Back in 2012, it seemed as though Rory McIlroy could win golf tournaments standing on his head. Last year, it was as if he tried to. McIlroy went from claiming five wins - one of which was a major - and money titles on each side of the pond to a totally fruitless campaign on both major tours.
Big Mac had become Wee Mac. And a former number one with the world at his feet had fallen to also-ran status on the fringes of the global elite. Sure, world number-ones have tumbled outside the top-ten more spectacularly in the past. David Duval, anyone? One moment Double D was the perfect fit for golfing greatness, the next his game was downward-spiralling into terminal decline.
Even more recently, Europeans like Martin Kaymer, Lee Westwood, and Luke Donald have all found top-dog status to be a poisoned chalice better pushed aside. However, Rors was supposed to be here to stay. A once-in-a-generation talent guaranteed to hunt down Tiger Woods and stave off any thrusting young Turks from Generation Next.
At only 24-years of age, of course, now is not the time to panic. McIlroy can afford the odd slip. Yet with the media spotlight seldom dimming in its attention to this bright-eyed star from Holywood, the current campaign could well define the course of his early career.
After all, couple too much frustration to the carriage of expectation, and the weight can stop express trains. Just ask Phil Mickelson, Justin Rose, Adam Scott - major champions-in-waiting who never got going till their thirties. Or worse still Sergio Garcia, golf's Peter Pan who never grew up.
McIlroy has no such worries. He is already a two-time major champion and has accordingly never had to bear the burden of "best player never to..." Nevertheless, in this most fickle and mental of sports, monkeys on your back nine can quickly materialise from the trees which line the lush fairways.

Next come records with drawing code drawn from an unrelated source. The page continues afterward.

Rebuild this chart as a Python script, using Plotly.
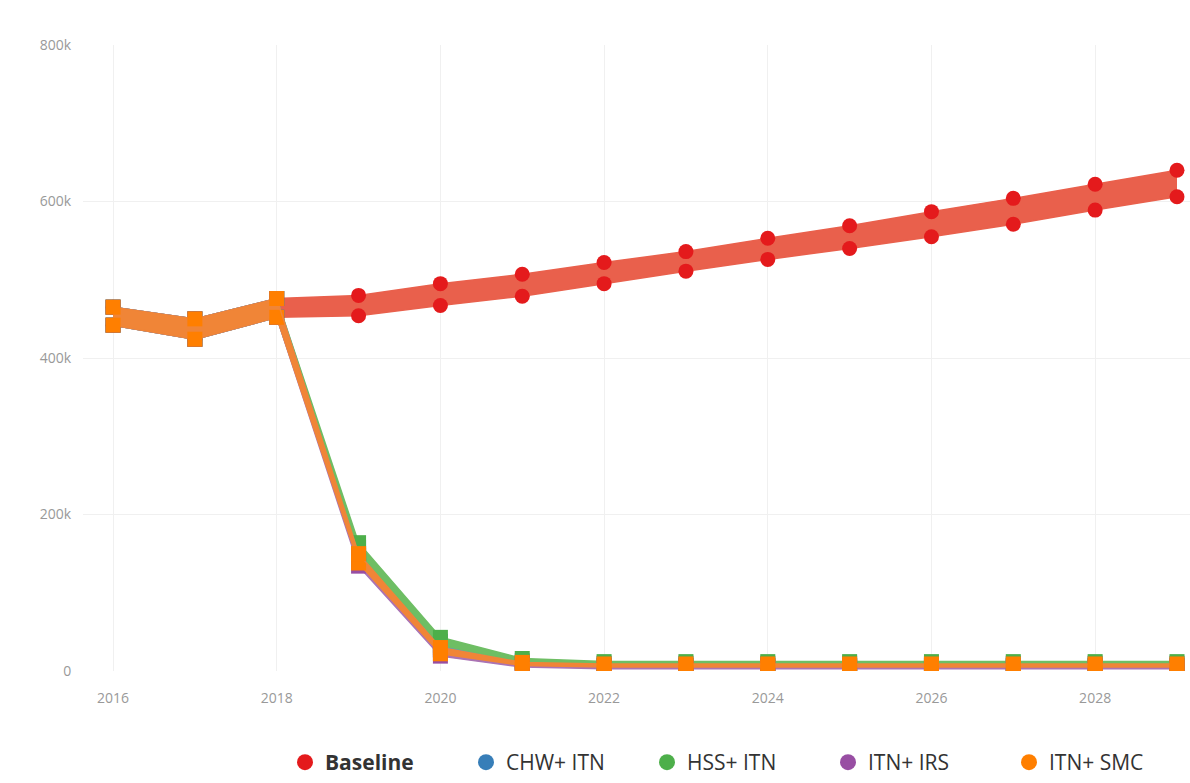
import plotly.graph_objects as go

years = list(range(2016, 2030))

baseline_upper = [465000, 450000, 476000, 480000, 495000, 507000, 522000, 536000, 553000, 569000, 587000, 604000, 622000, 640000]
baseline_lower = [442000, 424000, 452000, 454000, 467000, 479000, 495000, 511000, 526000, 540000, 555000, 571000, 589000, 606000]

chw_upper = [465000, 450000, 476000, 158000, 38000, 13000, 10000, 10000, 10000, 10000, 10000, 10000, 10000, 10000]
chw_lower = [442000, 424000, 452000, 142000, 27000, 8000, 5000, 5000, 5000, 5000, 5000, 5000, 5000, 5000]

hss_upper = [465000, 450000, 476000, 164000, 43000, 16000, 12000, 12000, 12000, 12000, 12000, 12000, 12000, 12000]
hss_lower = [442000, 424000, 452000, 150000, 33000, 11000, 7000, 7000, 7000, 7000, 7000, 7000, 7000, 7000]

irs_upper = [465000, 450000, 476000, 148000, 27000, 10000, 7000, 7000, 7000, 7000, 7000, 7000, 7000, 7000]
irs_lower = [442000, 424000, 452000, 134000, 19000, 5000, 3000, 3000, 3000, 3000, 3000, 3000, 3000, 3000]

smc_upper = [465000, 450000, 476000, 150000, 30000, 11000, 9000, 9000, 9000, 9000, 9000, 9000, 9000, 9000]
smc_lower = [442000, 424000, 452000, 138000, 22000, 7000, 5000, 5000, 5000, 5000, 5000, 5000, 5000, 5000]

scenario_names = ["<b>Baseline</b>", "CHW+ ITN", "HSS+ ITN", "ITN+ IRS", "ITN+ SMC"]
x_tick_vals = [2016, 2018, 2020, 2022, 2024, 2026, 2028]
x_tick_text = ["2016", "2018", "2020", "2022", "2024", "2026", "2028"]
y_tick_vals = [0, 200000, 400000, 600000, 800000]
y_tick_text = ["0", "200k", "400k", "600k", "800k"]

series = [
    (baseline_upper, baseline_lower, "#e41a1c", "rgb(233,96,76)", "circle"),
    (chw_upper, chw_lower, "#377eb8", "rgb(95,150,200)", "square"),
    (hss_upper, hss_lower, "#4daf4a", "rgb(110,190,100)", "square"),
    (irs_upper, irs_lower, "#984ea3", "rgb(170,115,180)", "square"),
    (smc_upper, smc_lower, "#ff7f00", "rgb(240,133,55)", "square"),
]

fig = go.Figure()
for (up, lo, col, fillcol, sym), name in zip(series, scenario_names):
    fig.add_trace(go.Scatter(
        x=years, y=lo, mode="lines+markers", showlegend=False, hoverinfo="skip",
        line=dict(color=fillcol, width=1.5),
        marker=dict(color=col, size=15, symbol=sym),
    ))
    fig.add_trace(go.Scatter(
        x=years, y=up, mode="lines+markers", showlegend=False, hoverinfo="skip",
        fill="tonexty", fillcolor=fillcol,
        line=dict(color=fillcol, width=1.5),
        marker=dict(color=col, size=15, symbol=sym),
    ))

for (up, lo, col, fillcol, sym), name in zip(series, scenario_names):
    fig.add_trace(go.Scatter(
        x=[None], y=[None], mode="markers", name=name,
        marker=dict(color=col, size=20, symbol="circle"),
    ))

fig.update_layout(
    width=1190, height=783,
    margin=dict(l=83, r=0, t=45, b=110),
    paper_bgcolor="white", plot_bgcolor="white",
    font=dict(family="Open Sans", color="#999"),
    legend=dict(
        orientation="h", x=1, xanchor="right", y=-0.1465, yanchor="middle",
        traceorder="normal", entrywidth=136, entrywidthmode="pixels",
        font=dict(size=21, color="#333", family="Open Sans"),
        itemclick=False,
    ),
    xaxis=dict(
        range=[2015.633, 2029.159],
        tickvals=x_tick_vals, ticktext=x_tick_text,
        showgrid=True, gridcolor="#f0f0f0", gridwidth=1,
        zeroline=False, showline=False,
        tickfont=dict(size=14, color="#999"),
        ticks="outside", ticklen=14, tickcolor="rgba(0,0,0,0)",
    ),
    yaxis=dict(
        range=[0, 800000],
        tickvals=y_tick_vals, ticktext=y_tick_text,
        showgrid=True, gridcolor="#f0f0f0", gridwidth=1,
        zeroline=False, showline=False,
        tickfont=dict(size=14, color="#999"),
        ticks="outside", ticklen=8, tickcolor="rgba(0,0,0,0)",
    ),
)

fig.write_html("out.html", config={"displayModeBar": False})
with open("out.html", encoding="utf-8") as f:
    html = f.read()
html = html.replace("<head>", "<head><style>html,body{margin:0;padding:0;}</style>", 1)
with open("out.html", "w", encoding="utf-8") as f:
    f.write(html)
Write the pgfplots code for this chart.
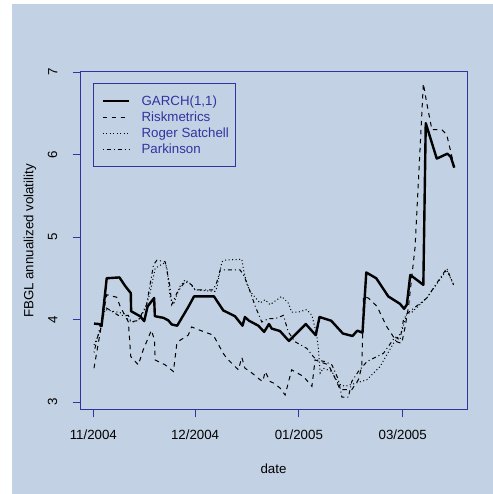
\documentclass[border=0pt]{standalone}
\usepackage{pgfplots}
\pgfplotsset{compat=1.18}
\usepackage{fontspec}
\setmainfont{Liberation Sans}

\definecolor{panelbg}{RGB}{194,209,227}
\definecolor{frameblue}{RGB}{51,51,160}

\newcommand{\lblfont}{\fontsize{13.3bp}{16bp}\selectfont}

\begin{document}
\begin{tikzpicture}
% page and panel background
\fill[white] (0bp,0bp) rectangle (493bp,494bp);
\fill[panelbg] (12bp,0bp) rectangle (493bp,490bp);
\useasboundingbox (0bp,0bp) rectangle (493bp,494bp);
\begin{axis}[
  at={(80bp,84bp)}, anchor=south west,
  scale only axis, width=387bp, height=338bp,
  xmin=-3.87, xmax=108.7, ymin=2.903, ymax=7.0,
  axis line style={draw=frameblue, line width=1bp},
  xtick pos=bottom, ytick pos=left,
  tick align=outside, major tick length=7.5bp,
  tick style={draw=frameblue, line width=0.8bp},
  xtick={0,29.6,59.8,90},
  xticklabels={11/2004,12/2004,01/2005,03/2005},
  ytick={3,4,5,6,7},
  /pgf/number format/assume math mode=true,
  xticklabel style={font=\lblfont, text=black, anchor=base, inner sep=0pt, yshift=-22.3bp},
  yticklabel style={font=\lblfont, text=black, xshift=-15bp, rotate=90, anchor=south, inner sep=0pt},
  xlabel={date},
  ylabel={FBGL annualized volatility},
  xlabel style={font=\lblfont, at={(axis description cs:0.5,0)}, anchor=center, inner sep=0pt, yshift=-59bp},
  ylabel style={font=\lblfont, at={(axis description cs:0,0.5)}, anchor=center, inner sep=0pt, yshift=50bp},
  legend style={at={(0.0344,0.9666)}, anchor=north west, draw=frameblue, line width=1bp,
    fill=none, text=frameblue, font=\lblfont, row sep=1bp,
    inner xsep=4.2bp, inner ysep=9.6bp},
  legend cell align=left,
  legend image code/.code={\path (0bp,0bp) (39.2bp,0bp); \draw[#1] (3.5bp,0bp) -- (30.2bp,0bp);},
]
% GARCH(1,1)
\addplot[black, line width=2.4bp, line join=round] coordinates {
(0.2,3.95) (1.7,3.945) (2.4,3.92) (3.9,4.50) (7.6,4.51) (9.2,4.41) (10.9,4.32)
(11.0,4.10) (13.6,4.04) (14.8,3.98) (15.8,4.16) (17.7,4.26) (17.9,4.04) (20.4,4.02)
(21.8,3.99) (22.8,3.94) (24.4,3.925) (27.6,4.15) (29.3,4.28) (35.1,4.28) (37.8,4.11)
(41.2,4.04) (43.4,3.925) (44.1,4.03) (45.3,3.985) (48.0,3.925) (49.7,3.85) (51.1,3.945)
(51.9,3.89) (54.3,3.86) (56.9,3.74) (61.8,3.945) (64.7,3.81) (65.8,4.03) (69.2,3.985)
(72.6,3.83) (75.4,3.80) (76.8,3.865) (78.3,3.84) (79.4,4.57) (82.3,4.50) (85.8,4.28)
(89.2,4.19) (90.4,4.13) (91.2,4.18) (92.2,4.54) (96.0,4.42) (96.7,6.38) (99.9,5.95)
(103.0,6.01) (104.0,5.97) (105.0,5.84)
};
\addlegendentry{GARCH(1,1)}
% Riskmetrics
\addplot[black, line width=1bp, dash pattern=on 4.5bp off 4.5bp] coordinates {
(0.2,3.41) (3.9,4.30) (6.8,4.27) (7.8,4.16) (10.2,3.97) (10.9,3.55) (13.1,3.45)
(14.5,3.63) (16.9,3.87) (17.8,3.75) (18.0,3.51) (20.9,3.45) (23.3,3.37) (24.3,3.71)
(25.3,3.75) (27.6,3.81) (28.6,3.91) (31.0,3.87) (34.9,3.81) (37.8,3.59) (38.8,3.53)
(42.2,3.39) (43.2,3.54) (44.1,3.41) (45.6,3.37) (48.5,3.27) (49.3,3.25) (50.0,3.37)
(51.4,3.25) (52.4,3.23) (54.3,3.17) (55.8,3.085) (57.7,3.39) (61.1,3.31) (63.6,3.19)
(64.5,3.51) (68.4,3.45) (70.3,3.29) (71.8,3.15) (75.2,3.15) (77.1,3.27) (78.1,3.43)
(78.6,4.28) (80.0,4.26) (82.5,4.16) (85.4,3.91) (87.3,3.79) (88.3,3.73) (89.7,3.71)
(90.7,3.91) (91.7,4.16) (93.6,4.88) (96.0,6.86) (97.0,6.62) (98.5,6.30) (101.4,6.30)
(102.8,6.24) (104.8,5.89)
};
\addlegendentry{Riskmetrics}
% Roger Satchell
\addplot[black, line width=1bp, dash pattern=on 1bp off 2.5bp] coordinates {
(0.2,3.69) (1.9,3.85) (3.4,4.12) (9.2,4.07) (10.2,3.99) (11.6,3.97) (13.1,3.99)
(15.0,4.12) (16.5,4.32) (18.0,4.62) (20.4,4.68) (21.4,4.64) (22.3,4.28) (23.3,4.18)
(25.2,4.40) (26.7,4.48) (28.1,4.44) (29.6,4.36) (35.4,4.34) (35.9,4.38) (37.4,4.70)
(38.3,4.72) (43.2,4.73) (43.7,4.60) (44.6,4.44) (45.6,4.34) (48.5,4.20) (50.0,4.24)
(51.4,4.18) (54.8,4.28) (56.7,4.20) (57.7,4.09) (59.7,4.09) (62.1,4.12) (63.6,4.05)
(65.0,3.81) (65.5,3.63) (66.0,3.35) (66.9,3.41) (69.4,3.37) (71.3,3.22) (73.2,3.19)
(75.7,3.22) (79.6,3.27) (83.4,3.43) (87.3,3.71) (89.7,3.85) (91.2,4.07) (92.7,4.09)
(97.0,4.26) (102.8,4.60) (104.8,4.42)
};
\addlegendentry{Roger Satchell}
% Parkinson
\addplot[black, line width=1bp, dash pattern=on 1bp off 3bp on 4bp off 3bp] coordinates {
(0.2,3.60) (1.9,3.90) (3.4,4.15) (7.3,4.05) (10.2,4.05) (11.0,3.97) (13.1,3.99)
(15.5,4.18) (17.5,4.66) (18.5,4.72) (20.9,4.70) (22.3,4.40) (22.8,4.18) (24.3,4.32)
(26.7,4.46) (28.6,4.42) (29.6,4.36) (34.9,4.36) (35.9,4.45) (36.9,4.60) (42.7,4.60)
(43.7,4.54) (45.1,4.40) (47.1,4.16) (49.0,3.97) (50.9,4.01) (52.9,4.01) (55.3,4.05)
(56.7,3.85) (58.7,3.73) (62.1,3.65) (64.0,3.55) (65.0,3.51) (67.4,3.49) (69.4,3.45)
(71.3,3.27) (72.3,3.06) (74.2,3.06) (75.2,3.25) (77.1,3.37) (79.6,3.49) (84.4,3.59)
(87.8,3.79) (89.2,3.75) (90.2,3.99) (91.2,4.07) (97.0,4.26) (102.8,4.62) (104.8,4.42)
};
\addlegendentry{Parkinson}
\end{axis}
\end{tikzpicture}
\end{document}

Rory's 2013 appeared scuppered by two such prying mates, both of whom initially looked like friendly fellas. First came his reputed $100m-plus deal with the manufacturing giant Nike, which saw McIlroy switch allegiances to Tiger's team and pick up a new set of blades. The transition proved protracted and provocative, with the youngster petulantly rejecting his new Nike putter after only one round of medal play, demanding a return to Titleist's Scotty Cameron. The driver proved even more recalcitrant and the self-doubt soon filtered down into his imperious iron play.
Still, with Swoosh scientists working overtime to correct launch-angles and balance weighting issues, it wasn't long the before their assiduous technical systems had recreated McIlroy's previous clubs. Yet his wayward tendencies persisted. And while equipment could no longer be blamed, it had sown the seeds of doubt. His stablemate was also back on song and back atop the golfing tree. Pressure was growing, belief fading.
His high-profile courtship of tennis ace Caroline Wozniacki was also a progressive distraction. Once the darling couple of the sporting world, it didn't take long for the media to get their claws into them with reports of rifts, affairs and the collateral damage of trying to support one another's careers. The kick'em-when-they're-down machine of celebrity was ramping into overdrive. Personal demons were creeping into his professional domain.
Now, though, it appears that McIlroy is on the verge of getting his house in order on and off the course. Nothing like a spring clean and new solar cycle to put a spring in your step. And Rors set the tone for a season of hope by getting down on bended knee at New Year to propose to Wozniacki. The Danish star accepted both proposal and accompanying 120k rock, and her hubby-to-be proclaimed it his "first victory of the year". The first of many?
Well, the Northern Irishman signed off 2013 with a win Down Under in which he reeled in the world's in-form player, Adam Scott, over the closing 18 holes. So it's not as if he should be lacking for confidence. He also found a new responsive golf ball too, which marries up with his driver for "the best driver and ball combination I've ever had." You can view such media-speak as trying to placate Nike for 12 months of conspicuous underachievement but McIlroy's results have improved markedly since he made the switch before the 2013 USPGA.
As for Wee Mac's swing, it's getting back in the groove too after rediscovering the rhythm off which his natural game thrives. Both his boyhood coach, Michael Bannon, and his short-game mentor Dave Stockton converge in their opinion that their charge is at his best when his mind is uncluttered by thoughts and swing mechanics. It's a matter of feel, muscle memory and letting it flow straight from the tap.
Those pipes spring open again this Thursday in the Abu Dhabi desert for the HSBC Championship and it's unlikely McIlroy will have to change the barrel this term. He is now happily settled with his kit (Nike) and caboodle (Wozniacki, family, new management company) and goes off as 6.86/1 favourite for this week's big-bucks event.
And although his acrimonious departure and subsequent lawsuit with his former friends at Horizon casts a long shadow, it's worth remembering that McIlroy played some of his best golf when splitting from former agent Chubby Chandler two years ago after the Scot apparently referred to him as his retirement fund.
Even though Chandler was probably unwise to be talking crude numbers, most would have been thinking the same. After all, numbers mean everything in golf. Except when it comes to age. Fortunately for McIlroy, he has plenty of time on his side. This could be the year he rescales the summit.